I agree. If I say “you have a moral obligation not to cause anyone’s death”, that doesn’t mean “spend all of your energy absolutely minimizing the chances that your decisions minutely increase the risk of someone dying”. But it does mean “when you’re likely having significant effects on the chances of that happening, you should spend the effort required to mostly eliminate those risks, or avoid the situation, or at least signpost the risks very clearly, etc.”. In this case, yeah, I’m saying you do have a strong obligation, which can often require work and some amount of other cost, to not give big amounts of support to processes that are causing a bunch of harm. Like any obligation it’s not simplistic or absolute, but it’s there. Maybe we still disagree about this.
True, but basically I’m saying “it’s really important and also a lot of the responsibility falls on you, and/or on your community / whoever you’re deferring to about these questions”. Like, it just is really costly to be supporting bad processes like this. In some cases you want to pay the costs, but it’s still a big cost. I’m definitely definitely not saying “all Anthropic employees are bad” or something. Some of the research seems neutral or helpful or maybe very helpful (for legibilizing dangers). But I do think there’s a big obligation of due diligence about “is the company I’m devoting my working energy to, working towards really bad stuff in the world”. For example, yes, Anthropic employees have an obligation to call out if the company leadership is advocating against regulation. (Which maybe they have been doing! In which case the obligation is probably met!)
Oh. Link to an argument for this?
If you’re curious, basically I’m saying, “yes there’s context but people in the space have a voice, and have obligations, and do have a bunch of the relevant context; what else would they need?”. I mean, it kind of sounds like you’re saying we (someone) should just trust Anthropic leadership because they have more context, even if there’s not much indication that they have good intents? That can’t be what you mean(?) but it sounds like that.

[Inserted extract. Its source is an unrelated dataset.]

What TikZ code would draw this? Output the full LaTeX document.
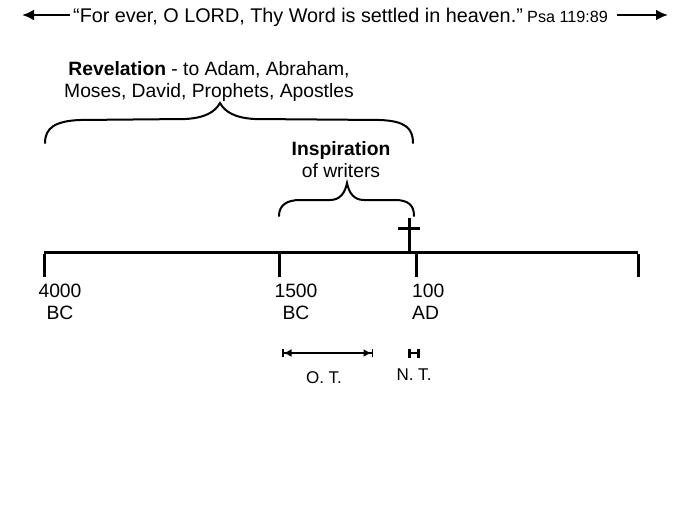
\documentclass[tikz,border=0pt]{standalone}
\usepackage{fontspec}
\setmainfont{Liberation Sans}
\usetikzlibrary{arrows.meta}
\begin{document}
\begin{tikzpicture}[x=1pt,y=-1pt,
  txt/.style={inner sep=0pt,font=\fontsize{19.3}{22}\selectfont},
  quote/.style={inner sep=0pt,font=\fontsize{19.8}{22}\selectfont},
  small/.style={inner sep=0pt,font=\fontsize{16.2}{18}\selectfont},
  lbl/.style={inner sep=0pt,font=\fontsize{17}{20}\selectfont},
  axis/.style={line width=3.3pt},
  tick/.style={line width=3pt},
  brace/.style={line width=2pt,line cap=round},
  toparrow/.style={line width=2.8pt,-{Latex[length=12pt,width=11pt]}},
  span/.style={line width=2.6pt}]
\useasboundingbox (0,0) rectangle (697,523);
\fill[white] (0,0) rectangle (697,523);
% top quote
\node[quote,anchor=base west] (q) at (73,22) {“For ever, O LORD, Thy Word is settled in heaven.”};
\node[small,anchor=base west] (p) at (527,22) {Psa 119:89};
\coordinate (la1) at (70,15); \coordinate (la2) at (22,15);
\coordinate (ra1) at (617,15); \coordinate (ra2) at (668,15);
\draw[toparrow] (la1) -- (la2);
\draw[toparrow] (ra1) -- (ra2);
% revelation
\node[txt,anchor=base] (rev1) at (209,75) {\textbf{Revelation} - to Adam, Abraham,};
\node[txt,anchor=base] (rev2) at (209,97) {Moses, David, Prophets, Apostles};
\draw[brace] (45,143) .. controls (45,128) and (55,121) .. (80,120) -- (185,119)
  .. controls (205,118) and (215,112) .. (220,103)
  .. controls (225,112) and (235,118) .. (255,119) -- (380,120)
  .. controls (405,121) and (413,128) .. (413,143);
% inspiration
\node[txt,anchor=base] (ins1) at (341,155) {\textbf{Inspiration}};
\node[txt,anchor=base] (ins2) at (341,177) {of writers};
\draw[brace] (279,216) .. controls (279,205) and (287,200) .. (300,200) -- (330,200)
  .. controls (340,200) and (345,193) .. (347,183)
  .. controls (349,193) and (354,200) .. (364,200) -- (395,200)
  .. controls (408,200) and (414,205) .. (414,216);
% cross
\coordinate (ct) at (409.5,218); \coordinate (cb) at (409.5,251);
\coordinate (cl) at (398,228); \coordinate (cr) at (420,228);
\draw[tick] (ct) -- (cb);
\draw[tick] (cl) -- (cr);
% timeline
\coordinate (t1) at (44,252.5); \coordinate (t2) at (279,252.5);
\coordinate (t3) at (416,252.5); \coordinate (t4) at (638,252.5);
\draw[axis] (t1) -- (t4);
\foreach \t in {t1,t2,t3,t4} \draw[tick] ([yshift=-1.5pt]\t) -- ++(0,23);
\node[txt,anchor=base] (y1) at (60,297) {4000};
\node[txt,anchor=base] (e1) at (60,319) {BC};
\node[txt,anchor=base] (y2) at (296,297) {1500};
\node[txt,anchor=base] (e2) at (296,319) {BC};
\node[txt,anchor=base west] (y3) at (412,297) {100};
\node[txt,anchor=base west] (e3) at (412,319) {AD};
% spans
\coordinate (o1) at (282,353); \coordinate (o2) at (373,353);
\draw[span,{Bar[width=8pt,line width=1.5pt]Latex[length=8pt,width=8pt]}-{Latex[length=8pt,width=8pt]Bar[width=8pt,line width=1.5pt]}] (o1) -- (o2);
\node[lbl,anchor=base] (ot) at (324,383) {O. T.};
\coordinate (n1) at (408,353); \coordinate (n2) at (420,353);
\draw[span,{Bar[width=9pt]}-{Bar[width=9pt]}] (n1) -- (n2);
\node[lbl,anchor=base] (nt) at (414,380) {N. T.};
\end{tikzpicture}
\end{document}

I agree that treating corporations or governments or countries as single coherent individuals is a type error, since it’s important to be able to decompose them into factions and actors to build a good gears-level model that is predictive, and you can easily miss that. I strongly disagree that treating them as actors which can be trusted or distrusted is a type error. You seem to be making the second claim, and I don’t understand it; the company makes decisions, and you can either trust it to do what it says, or not—and this post says the latter is the better model for anthropic.
Of course, the fact that you can’t trust a given democracy to keep its promises doesn’t mean you can’t trust any of the individuals in it, and the fact that you can’t trust a given corporation doesn’t necessarily mean that about the individuals working for the company either. (It doesn’t even mean you can’t trust each of the individual people in charge—clearly, trust isn’t necessarily conserved over most forms of preference or decision aggregation.)

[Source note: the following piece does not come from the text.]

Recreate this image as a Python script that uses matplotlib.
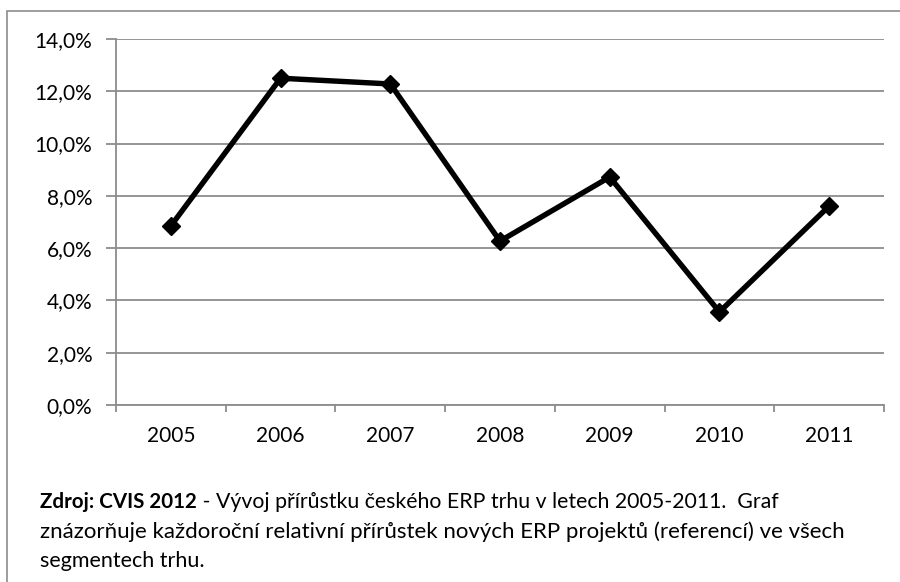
import numpy as np
import matplotlib
matplotlib.use("Agg")
from matplotlib import pyplot as plt
from matplotlib.patches import Rectangle

# data
years = ['2005', '2006', '2007', '2008', '2009', '2010', '2011']
growth = [6.85, 12.5, 12.28, 6.27, 8.72, 3.56, 7.61]  # percent
yticks = [0, 2, 4, 6, 8, 10, 12, 14]

caption_bold = 'Zdroj: CVIS 2012'
caption_rest = ' - Vývoj přírůstku českého ERP trhu v letech 2005-2011.  Graf'
caption_l2 = 'znázorňuje každoroční relativní přírůstek nových ERP projektů (referencí) ve všech'
caption_l3 = 'segmentech trhu.'

plt.rcParams['font.family'] = ['Lato', 'DejaVu Sans']
grid_col = '#8c8c8c'
W, H = 900, 582

fig = plt.figure(figsize=(9, 5.82), dpi=100)
fig.patch.set_facecolor('white')

# outer frame (only top and left visible in the crop)
fig.patches.append(Rectangle((6.5/W, -0.05), 1.1, 1 - 11/H + 0.05,
                             transform=fig.transFigure, fill=False,
                             edgecolor=grid_col, lw=1.2))

ax = fig.add_axes([116/W, 1 - 405/H, (884 - 116)/W, (405 - 39)/H])
x = np.arange(len(years))
ax.plot(x, growth, color='black', lw=3.9, marker='D', markersize=9.5,
        solid_joinstyle='miter', zorder=3)

ax.set_xlim(-0.5, len(years) - 0.5)
ax.set_ylim(0, 14)
ax.set_yticks(yticks)
ax.set_yticklabels(['{:.1f}%'.format(v).replace('.', ',') for v in yticks])
ax.yaxis.grid(True, color=grid_col, lw=1.3)
ax.set_axisbelow(True)

ax.set_xticks(x)
ax.set_xticklabels(years)
ax.set_xticks(np.arange(-0.5, len(years)), minor=True)
ax.tick_params(axis='x', which='major', length=0, pad=15, labelsize=15)
ax.tick_params(axis='x', which='minor', length=5, width=1.3, color=grid_col)
ax.tick_params(axis='y', length=7, width=1.3, color=grid_col, pad=10, labelsize=15)

for s in ['top', 'right']:
    ax.spines[s].set_visible(False)
for s in ['left', 'bottom']:
    ax.spines[s].set_color(grid_col)
    ax.spines[s].set_linewidth(1.3)

# caption
base_y = [508, 538, 567]
t1 = fig.text(40/W, 1 - base_y[0]/H, caption_bold, fontsize=14.8,
              fontweight='bold', va='baseline')
fig.canvas.draw()
bb = t1.get_window_extent()
fig.text(bb.x1/W, 1 - base_y[0]/H, caption_rest, fontsize=15.3, va='baseline')
fig.text(40/W, 1 - base_y[1]/H, caption_l2, fontsize=16.0, va='baseline')
fig.text(40/W, 1 - base_y[2]/H, caption_l3, fontsize=15.5, va='baseline')

fig.savefig('out.png', dpi=100)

But as stated, the claims made seem reasonable, and in my view, the cited evidence shows it’s basically correct, about the company as an entity and its trustworthiness.
I don’t really disagree with anything you said here. (Edit to add: except that I don’t agree with the OP’s interpretation of all the evidence listed.)
Specific examples would be appreciated.
Do you mean things like opposition to open-source? Opposition to pushing-the-SOTA model releases?
(I see that you offered the second as an example to Tsvi.)